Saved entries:
--

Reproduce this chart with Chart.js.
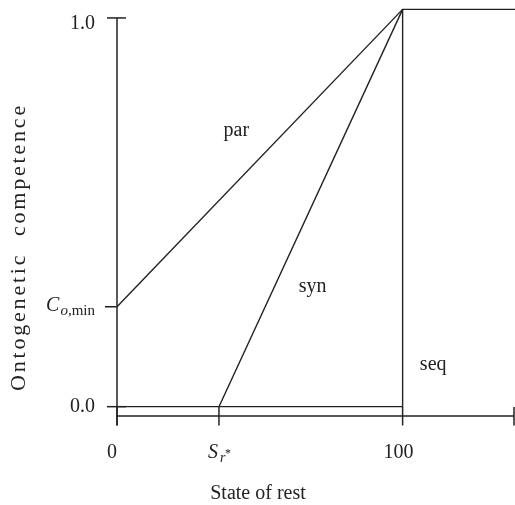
<!DOCTYPE html>
<html>
<head>
<meta charset="utf-8">
<script src="https://cdn.jsdelivr.net/npm/chart.js@4"></script>
<style>
  html, body { margin: 0; padding: 0; background: #fff; }
  #wrap { width: 515px; height: 505px; }
</style>
</head>
<body>
<div id="wrap"><canvas id="chart"></canvas></div>
<script>
// Curve data
const parX = [0, 100];
const parY = [0.257, 1.022];
const synX = [35.7, 100];
const synY = [0, 1.022];
const seqX = [0, 100, 100, 140];
const seqY = [0, 0, 1.022, 1.022];

// Axis ticks
const xTickValues = [0, 35.7, 100, 139];
const yTickValues = [0, 0.257, 1.0];

// Curve name labels [name, x, y]
const curveLabels = [
  ['par', 41.8, 0.696],
  ['syn', 68.5, 0.295],
  ['seq', 110.7, 0.094],
];

const INK = '#222';
const SERIF = '"Liberation Serif", "Times New Roman", serif';

function toPoints(xs, ys) {
  return xs.map((x, i) => ({ x: x, y: ys[i] }));
}

function lineSet(xs, ys) {
  return {
    data: toPoints(xs, ys),
    showLine: true,
    borderColor: INK,
    borderWidth: 1.4,
    pointRadius: 0,
    tension: 0,
    clip: false,
  };
}

// Draw the axes, ticks and all text by hand, placed through the scales
const axesPlugin = {
  id: 'axesPlugin',
  afterDraw(chart) {
    const ctx = chart.ctx;
    const xs = chart.scales.x;
    const ys = chart.scales.y;
    const axisY = chart.chartArea.bottom;
    const x0 = xs.getPixelForValue(0);
    ctx.save();
    ctx.strokeStyle = INK;
    ctx.fillStyle = INK;
    ctx.lineWidth = 1.5;

    // y axis line
    ctx.beginPath();
    ctx.moveTo(x0, ys.getPixelForValue(1.0));
    ctx.lineTo(x0, axisY + 9.5);
    ctx.stroke();

    // x axis line
    ctx.beginPath();
    ctx.moveTo(x0, axisY);
    ctx.lineTo(xs.getPixelForValue(xTickValues[3]), axisY);
    ctx.stroke();

    // x ticks
    xTickValues.forEach(v => {
      const px = xs.getPixelForValue(v);
      ctx.beginPath();
      ctx.moveTo(px, axisY - 9);
      ctx.lineTo(px, axisY + 9.5);
      ctx.stroke();
    });

    // y ticks
    yTickValues.forEach((v, i) => {
      const py = ys.getPixelForValue(v);
      ctx.beginPath();
      ctx.moveTo(x0 - (i === 1 ? 12 : 10), py);
      ctx.lineTo(i === 1 ? x0 : x0 + 9, py);
      ctx.stroke();
    });

    // y tick labels
    ctx.font = '20px ' + SERIF;
    ctx.textAlign = 'right';
    ctx.textBaseline = 'alphabetic';
    ctx.fillText('1.0', 95, ys.getPixelForValue(1.0) + 11);
    ctx.fillText('0.0', 95, ys.getPixelForValue(0) + 5);

    // C_{o,min}
    const cy = ys.getPixelForValue(yTickValues[1]) + 4;
    ctx.textAlign = 'left';
    ctx.font = '15px ' + SERIF;
    const wMin = ctx.measureText(',min').width;
    ctx.font = 'italic 15px ' + SERIF;
    const wO = ctx.measureText('o').width;
    ctx.font = 'italic 20px ' + SERIF;
    const wC = ctx.measureText('C').width;
    let cx = 95 - wMin - wO - wC - 1;
    ctx.fillText('C', cx, cy);
    cx += wC + 1;
    ctx.font = 'italic 15px ' + SERIF;
    ctx.fillText('o', cx, cy + 4);
    cx += wO;
    ctx.font = '15px ' + SERIF;
    ctx.fillText(',min', cx, cy + 4);

    // x tick labels
    const lblY = 458;
    ctx.font = '20px ' + SERIF;
    ctx.textAlign = 'center';
    ctx.fillText('0', x0 - 5, lblY);
    ctx.fillText('100', xs.getPixelForValue(100) - 4, lblY);

    // S_{r*}
    const sx = xs.getPixelForValue(xTickValues[1]);
    ctx.textAlign = 'left';
    ctx.font = 'italic 20px ' + SERIF;
    ctx.fillText('S', sx - 11, lblY);
    ctx.font = 'italic 14px ' + SERIF;
    ctx.fillText('r', sx + 1, lblY + 4);
    ctx.font = '12px ' + SERIF;
    ctx.fillText('*', sx + 6, lblY - 1);

    // axis titles
    ctx.font = '20px ' + SERIF;
    ctx.textAlign = 'center';
    ctx.fillText('State of rest', 258, 499);

    ctx.save();
    ctx.translate(25, 247);
    ctx.rotate(-Math.PI / 2);
    ctx.font = '22px ' + SERIF;
    ctx.letterSpacing = '2.8px';
    ctx.fillText('Ontogenetic  competence', 0, 0);
    ctx.restore();

    // curve names
    ctx.font = '20px ' + SERIF;
    ctx.textAlign = 'center';
    curveLabels.forEach(([name, x, y]) => {
      ctx.fillText(name, xs.getPixelForValue(x), ys.getPixelForValue(y));
    });

    ctx.restore();
  }
};

new Chart(document.getElementById('chart'), {
  type: 'scatter',
  data: {
    datasets: [
      lineSet(parX, parY),
      lineSet(synX, synY),
      lineSet(seqX, seqY),
    ],
  },
  options: {
    responsive: true,
    maintainAspectRatio: false,
    animation: false,
    layout: { padding: { left: 117, right: 1, top: 9, bottom: 89 } },
    plugins: {
      legend: { display: false },
      tooltip: { enabled: false },
    },
    scales: {
      x: { type: 'linear', min: 0, max: 139, display: false },
      y: { type: 'linear', min: -0.024, max: 1.023, display: false },
    },
  },
  plugins: [axesPlugin],
});
</script>
</body>
</html>
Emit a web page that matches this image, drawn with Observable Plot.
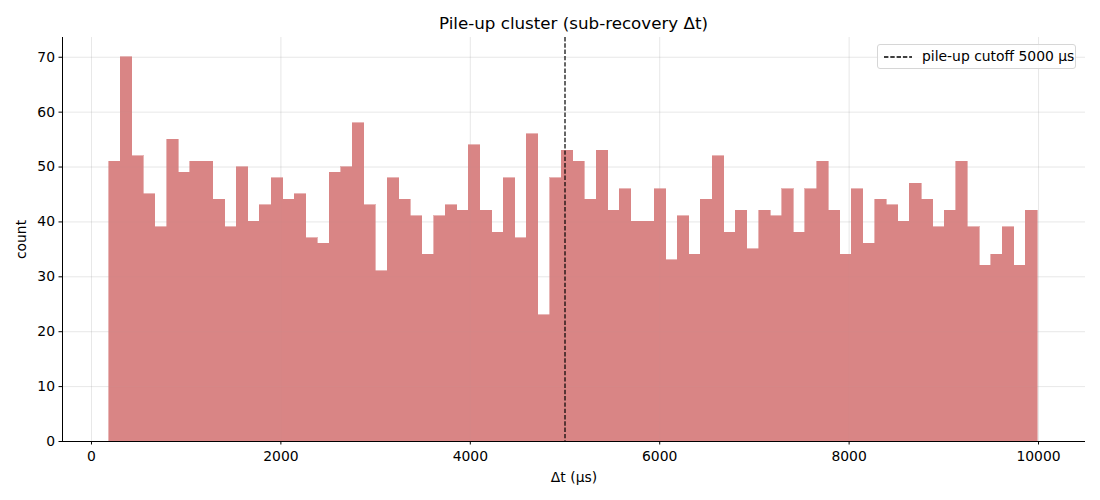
<!DOCTYPE html>
<html>
<head>
<meta charset="utf-8">
<script src="https://cdn.jsdelivr.net/npm/d3@7"></script>
<script src="https://cdn.jsdelivr.net/npm/@observablehq/plot@0.6"></script>
<style>
  body { margin: 0; background: #fff; font-family: "DejaVu Sans", sans-serif; }
  #wrap { position: relative; width: 1100px; height: 500px; }
  #title { position: absolute; left: 62px; width: 1023px; top: 13px; text-align: center; font-size: 16.7px; color: #000; }
  #chart { position: absolute; left: 0; top: 30px; }
  #legend { position: absolute; left: 877px; top: 44px; width: 199px; height: 25px; border: 1px solid #d6d6d6; border-radius: 3px; background: rgba(255,255,255,0.8); font-size: 13.9px; box-sizing: border-box; }
  #legend svg { position: absolute; left: 6px; top: 7px; }
  #legend span { position: absolute; left: 44px; top: 3px; white-space: nowrap; }
</style>
</head>
<body>
<div id="wrap">
  <div id="title">Pile-up cluster (sub-recovery Δt)</div>
  <div id="chart"></div>
  <div id="legend"><svg width="30" height="10"><line x1="0" y1="5" x2="28" y2="5" stroke="#000" stroke-width="1.3" stroke-dasharray="4.4,1.9"/></svg><span>pile-up cutoff 5000 μs</span></div>
</div>
<script>
const binStart = 185;
const binEnd = 9990;
const counts = [51, 70, 52, 45, 39, 55, 49, 51, 51, 44, 39, 50, 40, 43, 48, 44, 45, 37, 36, 49,
  50, 58, 43, 31, 48, 44, 41, 34, 41, 43, 42, 54, 42, 38, 48, 37, 56, 23, 48, 53,
  51, 44, 53, 42, 46, 40, 40, 46, 33, 41, 34, 44, 52, 38, 42, 35, 42, 41, 46, 38,
  46, 51, 42, 34, 46, 36, 44, 43, 40, 47, 44, 39, 42, 51, 39, 32, 34, 39, 32, 42];
const cutoff = 5000;
const xTicks = [0, 2000, 4000, 6000, 8000, 10000];
const yTicks = [0, 10, 20, 30, 40, 50, 60, 70];

const w = (binEnd - binStart) / counts.length;
const bins = counts.map((c, i) => ({x1: binStart + i * w, x2: binStart + (i + 1) * w, y: c}));

const plot = Plot.plot({
  width: 1100,
  height: 470,
  marginLeft: 62,
  marginRight: 15,
  marginTop: 7,
  marginBottom: 59,
  style: {fontFamily: "DejaVu Sans, sans-serif", fontSize: "13.9px", color: "#000", background: "transparent"},
  x: {domain: [-306, 10496], label: null},
  y: {domain: [0, 73.6], label: null},
  marks: [
    Plot.gridX(xTicks, {stroke: "#b0b0b0", strokeOpacity: 0.3, strokeWidth: 0.8}),
    Plot.gridY(yTicks, {stroke: "#b0b0b0", strokeOpacity: 0.3, strokeWidth: 0.8}),
    Plot.rectY(bins, {x1: "x1", x2: "x2", y: "y", fill: "#d98585", stroke: "#d98585", strokeWidth: 0.6, inset: 0, shapeRendering: "crispEdges"}),
    Plot.gridX(xTicks, {stroke: "#b0b0b0", strokeOpacity: 0.08, strokeWidth: 0.8}),
    Plot.gridY(yTicks, {stroke: "#b0b0b0", strokeOpacity: 0.08, strokeWidth: 0.8}),
    Plot.ruleX([cutoff], {stroke: "#000", strokeWidth: 1.2, strokeDasharray: "4.4,1.9"}),
    Plot.axisX(xTicks, {tickSize: 3.5, tickPadding: 6, fontSize: 13.9, tickFormat: d => String(d), label: "Δt (μs)", labelAnchor: "center", labelArrow: "none", labelOffset: 40}),
    Plot.axisY(yTicks, {tickSize: 3.5, tickPadding: 4, fontSize: 13.9, label: "count", labelAnchor: "center", labelArrow: "none", labelOffset: 46}),
    Plot.ruleX([-306], {stroke: "#000", strokeWidth: 1}),
    Plot.ruleY([0], {stroke: "#000", strokeWidth: 1})
  ]
});
document.getElementById("chart").appendChild(plot);
</script>
</body>
</html>
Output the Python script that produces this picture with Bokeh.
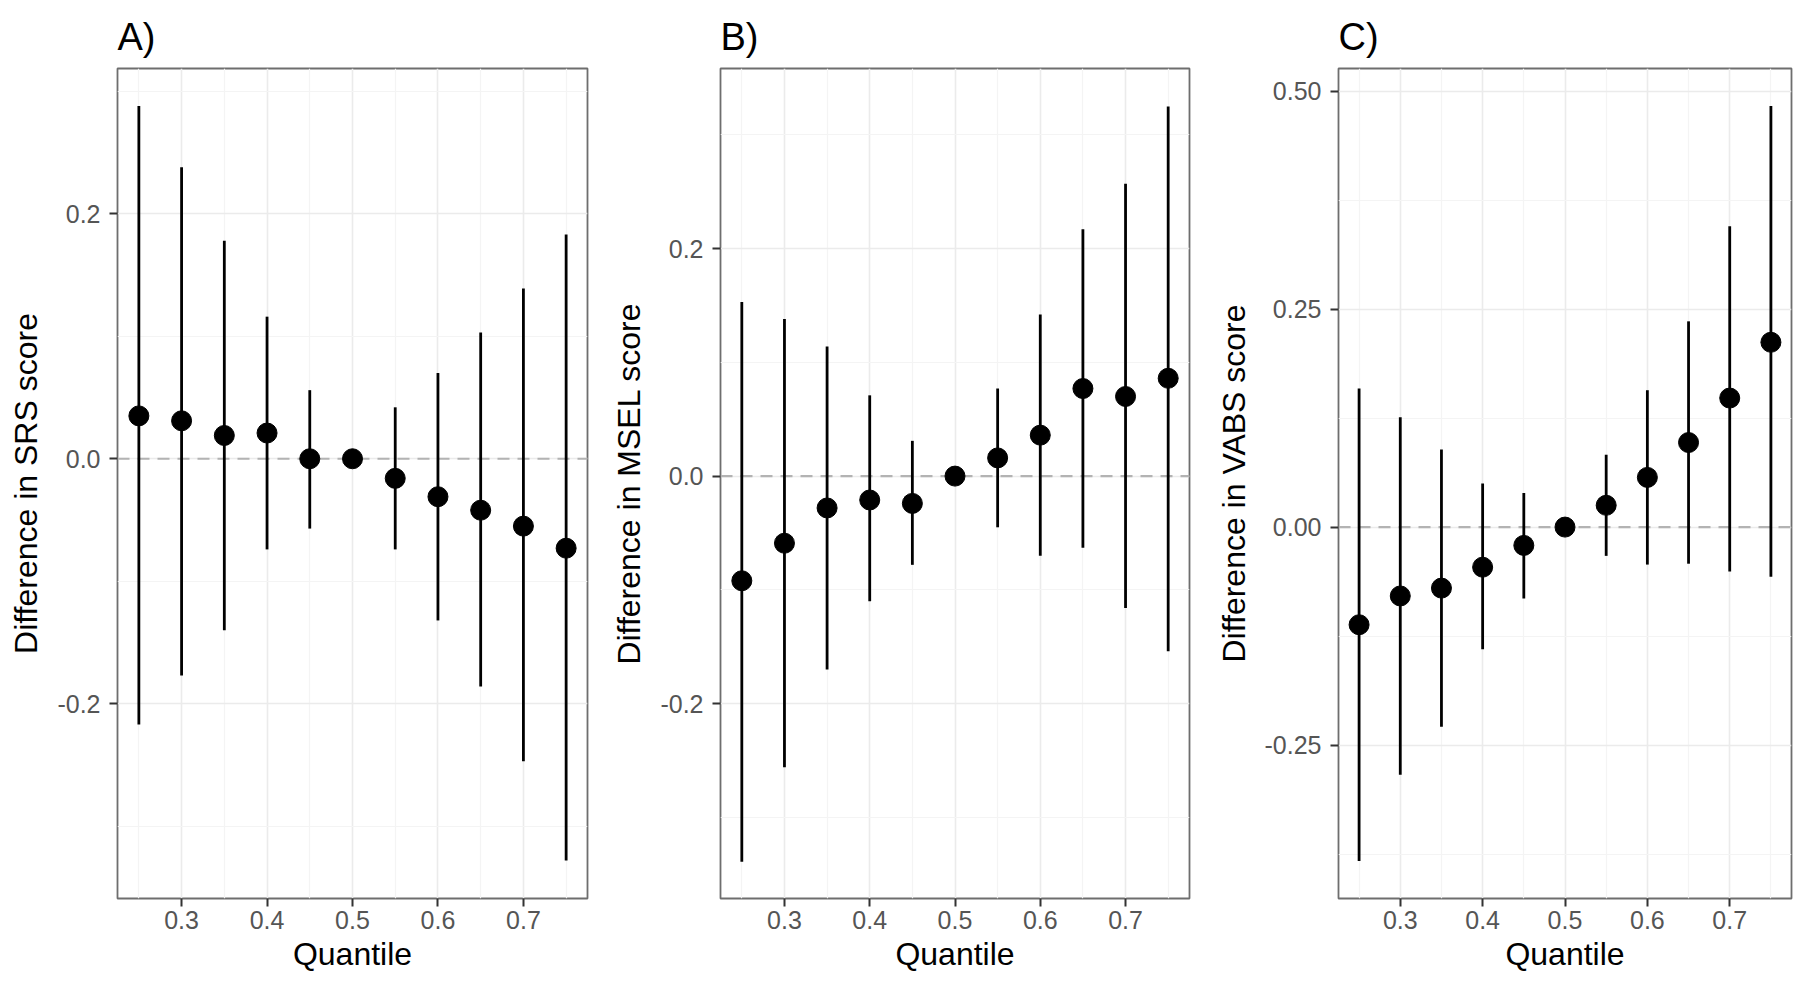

--

▶ _Given problem_: From the entries above, return each line with the word "script" in it.

▶ _Result below_:
<script src="https://cdn.jsdelivr.net/npm/chart.js@4"></script>
<script>
</script>
<script src="https://cdn.jsdelivr.net/npm/d3@7"></script>
<script src="https://cdn.jsdelivr.net/npm/@observablehq/plot@0.6"></script>
<script>
</script>
Output the Python script that produces this picture with Bokeh.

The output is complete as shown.